One question Lopez doesn’t really answer in his script is why Casey (Adam Magill) is so invested in being an Elvis impersonator at a rundown club in Panama City, Fla. He had done some musicals in high school, but now that he’s a married adult, his choice of profession is swiveling his hips and lip-synching to Elvis songs for about seven indifferent people in the audience. His wife, Jo (Tatiana Wechsler) is living the cranky life as a waitress and serves as the family’s bread winner. During a fight involving a bounced rent check, the loss of the Elvis gig and impending eviction, Jo announces she’s pregnant.
Even though he can’t don his rhinestone jumpsuit (complete with cape!), Casey returns to the bar to serve as bartender, but wouldn’t you just know? The drag duo the bar’s owner, Eddie (John R. Lewis), hired to drum up some audience interest has hit a snag: one of the performers, Miss Rexy (Jason Kapoor) has passed out cold. So in true show-biz fashion, the older, wiser drag queen, Miss Tracy Mills (Kraig Swartz) whips Casey into a wig, a dress, heels and makeup and forces him onto the stage. Somehow, the number works in spite of Casey’s awkwardness and the fact that the Piaf song he was saddled with was in French (just mouth the words “watermelon motherfucker” is the advice he’s given, and it sort of works). A drag star is born.

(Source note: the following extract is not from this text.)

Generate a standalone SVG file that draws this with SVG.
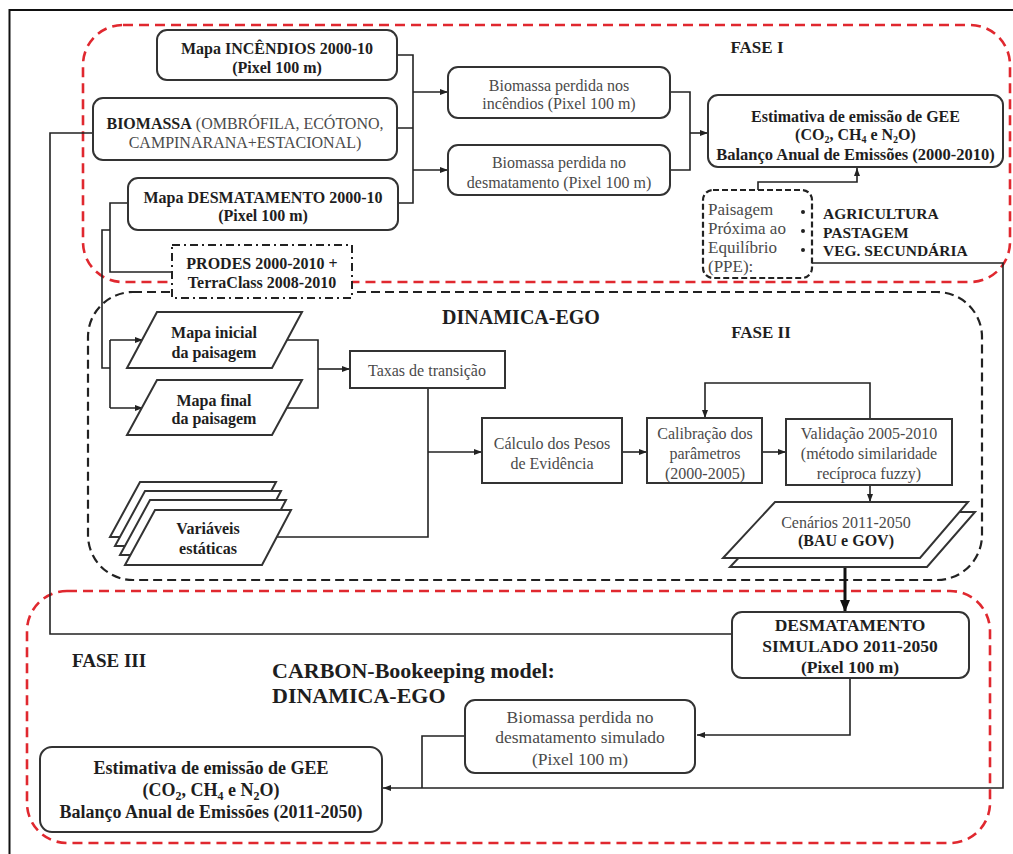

Casey doesn’t exactly tell Jo why they can suddenly pay the rent, so of course that will catch up with him. But apart from the requisite drama, the fun in director Kent Gash’s production comes from some delightful drag performances featuring a parade of beguiling outfits designed by Kate Harmon. Swartz has real panache – his Garland and Streisand bits are priceless – and the ever-appealing Magill oozes sincerity and sensitivity and makes his drag persona, Georgia McBride, really shine when his performances are more organic and less choreographed. Kapoor, who does double duty as Casey’s friend/landlord, also has an impressive Lady Gaga moment of his own. I’m not sure we needed another drag performance of the Weather Girls’ “It’s Raining Men,” but the choreography by Dell Howlett is awfully fun.

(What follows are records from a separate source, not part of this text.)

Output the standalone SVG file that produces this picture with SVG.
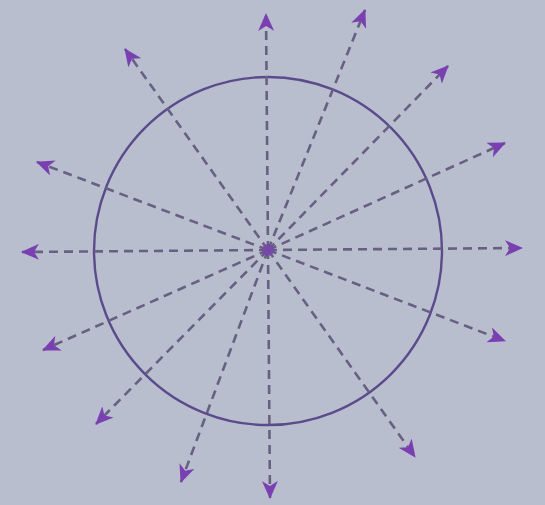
<svg xmlns="http://www.w3.org/2000/svg" width="545" height="505" viewBox="0 0 545 505">
<style>
.ray{stroke:#686083;stroke-width:2.6;stroke-dasharray:9 6;fill:none;marker-end:url(#ah)}
.circ{fill:none;stroke:#5b4b8c;stroke-width:2.4}
</style>
<defs>
<marker id="ah" viewBox="0 0 18 16" refX="17" refY="8" markerWidth="18" markerHeight="16" markerUnits="userSpaceOnUse" orient="auto">
<path d="M0,0 L18,8 L0,16 L5,8 Z" fill="#7a40b2"/>
</marker>
</defs>
<rect width="545" height="505" fill="#b9bece"/>
<g id="circle"><circle class="circ" cx="268" cy="251" r="174"/></g>
<g id="rays">
<line class="ray" x1="268" y1="250" x2="266" y2="14"/>
<line class="ray" x1="268" y1="250" x2="365" y2="10"/>
<line class="ray" x1="268" y1="250" x2="448" y2="66"/>
<line class="ray" x1="268" y1="250" x2="505" y2="143"/>
<line class="ray" x1="268" y1="250" x2="522" y2="248"/>
<line class="ray" x1="268" y1="250" x2="505" y2="341"/>
<line class="ray" x1="268" y1="250" x2="415" y2="457"/>
<line class="ray" x1="268" y1="250" x2="270" y2="498"/>
<line class="ray" x1="268" y1="250" x2="181" y2="482"/>
<line class="ray" x1="268" y1="250" x2="96" y2="424"/>
<line class="ray" x1="268" y1="250" x2="43" y2="350"/>
<line class="ray" x1="268" y1="250" x2="22" y2="252"/>
<line class="ray" x1="268" y1="250" x2="37" y2="162"/>
<line class="ray" x1="268" y1="250" x2="125" y2="49"/>
</g>
<g id="center"><circle cx="268" cy="250" r="6" fill="#7a40b2" opacity="0.7"/></g>
</svg>
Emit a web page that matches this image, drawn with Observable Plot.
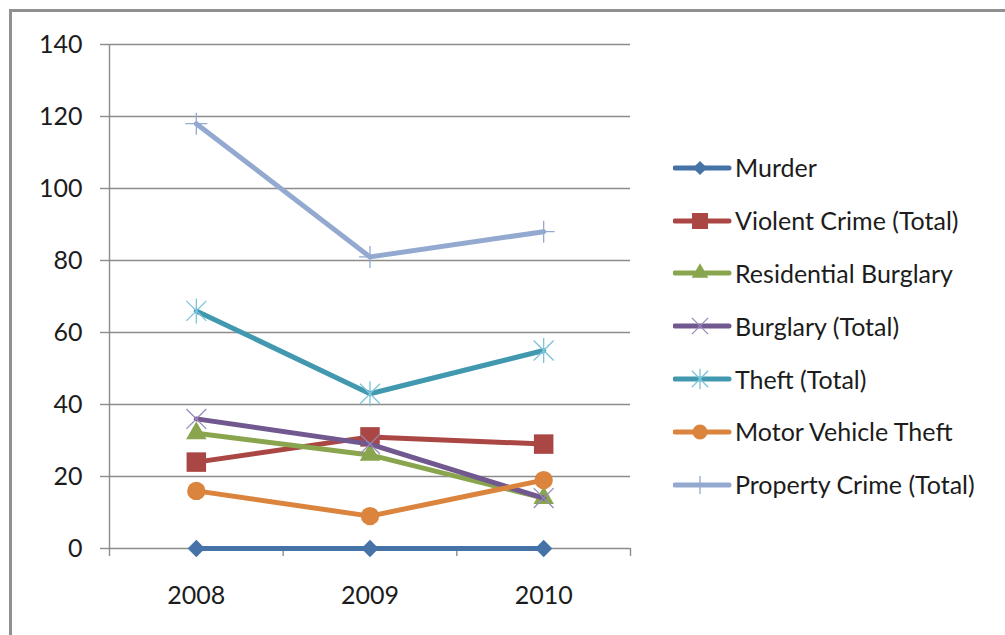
<!DOCTYPE html>
<html>
<head>
<meta charset="utf-8">
<script src="https://cdn.jsdelivr.net/npm/d3@7"></script>
<script src="https://cdn.jsdelivr.net/npm/@observablehq/plot@0.6"></script>
<style>
html, body { margin: 0; padding: 0; background: #fff; overflow: hidden; }
#wrap { position: relative; width: 1005px; height: 635px; overflow: hidden; font-family: Lato, sans-serif; background: #fff; }
#frame { position: absolute; left: 9px; top: 9px; width: 1200px; height: 800px; border: 3px solid #909090; box-sizing: border-box; pointer-events: none; }
#legend { position: absolute; left: 673px; top: 141.5px; }
.row { height: 52.8px; display: flex; align-items: center; }
.row svg { display: block; }
.row span { margin-left: 2px; font-size: 25px; color: #1c1c1c; white-space: nowrap; line-height: 1; }
</style>
</head>
<body>
<div id="wrap"><div id="chart"></div><div id="legend"></div><div id="frame"></div></div>
<script>
// ---- data ----
const years = [2008, 2009, 2010];
const murder = [0, 0, 0];
const violentCrime = [24, 31, 29];
const residentialBurglary = [32, 26, 14];
const burglaryTotal = [36, 29, 14];
const theftTotal = [66, 43, 55];
const motorVehicleTheft = [16, 9, 19];
const propertyCrime = [118, 81, 88];
const seriesNames = ["Murder", "Violent Crime (Total)", "Residential Burglary", "Burglary (Total)", "Theft (Total)", "Motor Vehicle Theft", "Property Crime (Total)"];
const seriesValues = [murder, violentCrime, residentialBurglary, burglaryTotal, theftTotal, motorVehicleTheft, propertyCrime];
const yTicks = [0, 20, 40, 60, 80, 100, 120, 140];

// ---- styles ----
const symTimes = {draw(c, s) { const h = Math.sqrt(s / Math.PI) * 0.71; c.moveTo(-h, -h); c.lineTo(h, h); c.moveTo(-h, h); c.lineTo(h, -h); }};
const symAster = {draw(c, s) { const r = Math.sqrt(s / Math.PI); const h = r * 0.8; c.moveTo(-h, -h); c.lineTo(h, h); c.moveTo(-h, h); c.lineTo(h, -h); c.moveTo(0, -r); c.lineTo(0, r); }};
const symPlus = {draw(c, s) { const r = Math.sqrt(s / Math.PI); c.moveTo(-r, 0); c.lineTo(r, 0); c.moveTo(0, -r); c.lineTo(0, r); }};
const styles = [
  {color: "#4572A7", symbol: "diamond2", r: 7.8, filled: true, mcolor: "#4572A7"},
  {color: "#AA4643", symbol: "square", r: 11, filled: true, mcolor: "#AA4643"},
  {color: "#89A54E", symbol: "triangle", r: 7.6, filled: true, mcolor: "#89A54E"},
  {color: "#71588F", symbol: symTimes, r: 14, filled: false, mcolor: "#9a89b8"},
  {color: "#4198AF", symbol: symAster, r: 12.5, filled: false, mcolor: "#7cc4d9"},
  {color: "#DB843D", symbol: "circle", r: 9.2, filled: true, mcolor: "#DB843D"},
  {color: "#93A9CF", symbol: symPlus, r: 11, filled: false, mcolor: "#93A9CF"}
];

const rows = seriesNames.flatMap((name, k) => years.map((year, i) => ({series: name, year, value: seriesValues[k][i]})));
const xDomain = [years[0] - 0.5, years[years.length - 1] + 0.5];
const boundaries = d3.range(xDomain[0], xDomain[1] + 0.01, 1);
const gray = "#8c8c8c";

const seriesMarks = seriesNames.flatMap((name, k) => {
  const st = styles[k];
  const data = rows.filter(d => d.series === name);
  return [
    Plot.line(data, {x: "year", y: "value", stroke: st.color, strokeWidth: 5, strokeLinecap: "round", strokeLinejoin: "round"}),
    Plot.dot(data, st.filled
      ? {x: "year", y: "value", symbol: () => st.symbol, r: st.r, fill: st.mcolor, stroke: "none"}
      : {x: "year", y: "value", symbol: () => st.symbol, r: st.r, fill: "none", stroke: st.mcolor, strokeWidth: 1.3})
  ];
});

const chart = Plot.plot({
  width: 1005,
  height: 635,
  marginLeft: 109,
  marginRight: 375,
  marginTop: 44,
  marginBottom: 87,
  style: {fontFamily: "Lato, sans-serif", fontSize: "25px", color: "#1c1c1c", background: "transparent"},
  x: {domain: xDomain},
  y: {domain: [0, 140]},
  symbol: {type: "identity"},
  marks: [
    Plot.gridY(yTicks, {stroke: gray, strokeOpacity: 1, strokeWidth: 1.4}),
    Plot.ruleX([xDomain[0]], {y1: 0, y2: 140, stroke: gray, strokeWidth: 1.4}),
    Plot.axisY({ticks: yTicks, tickSize: 9, tickPadding: 18, stroke: gray, strokeWidth: 1.4, fill: "#1c1c1c", label: null, tickFormat: d => String(d)}),
    Plot.axisX({ticks: boundaries, tickSize: 8, tickFormat: () => "", stroke: gray, strokeWidth: 1.4, label: null}),
    Plot.axisX({ticks: years, tickSize: 0, tickPadding: 38, tickFormat: d => String(d), fill: "#1c1c1c", label: null}),
    ...seriesMarks
  ]
});
document.getElementById("chart").appendChild(chart);

// ---- legend ----
const legend = d3.select("#legend");
seriesNames.forEach((name, k) => {
  const st = styles[k];
  const row = legend.append("div").attr("class", "row");
  const svg = row.append("svg").attr("width", 60).attr("height", 30);
  svg.append("line").attr("x1", 2).attr("x2", 56).attr("y1", 15).attr("y2", 15)
    .attr("stroke", st.color).attr("stroke-width", 5).attr("stroke-linecap", "round");
  const sym = typeof st.symbol === "string" ? {diamond2: d3.symbolDiamond2, square: d3.symbolSquare, triangle: d3.symbolTriangle, circle: d3.symbolCircle}[st.symbol] : st.symbol;
  const rr = st.r * 0.82;
  svg.append("path").attr("transform", "translate(27,15)")
    .attr("d", d3.symbol(sym, rr * rr * Math.PI)())
    .attr("fill", st.filled ? st.mcolor : "none")
    .attr("stroke", st.filled ? "none" : st.mcolor)
    .attr("stroke-width", 1.3);
  row.append("span").text(name);
});
</script>
</body>
</html>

As you might expect from such a likable play, this is an extremely likable cast, and it’s especially nice to feel such warmth between Casey and the women in his life: his wife, to whom he gives foot rubs and his eternal devotion, and Miss Tracy, the mentor who will actually make him a better man (i.e. an adult who can see more clearly who he is and what he wants). As Miss Tracy puts it, Casey is a straight man in drag and she’s a drag queen in hell. Lopez gets off some nice zingers, and there’s a sustained sense of laughter and good cheer through much of the show’s intermissionless 115 minutes. We get an unnecessary lecture about what drag really means, and the play doesn’t know quite how (or when) to end, but as long as Swartz’s in-charge Miss Tracy is actually in charge, it’s all good.
Drag is complicated, especially in terms of its relationship to gender, sexuality and good old-fashioned camp. Georgia McBride isn’t the play that’s going to delve into and unpack or illuminate all of that. But it is a rousing good time with a zippy soundtrack, Florida panhandle glitz and endearing, open-hearted characters.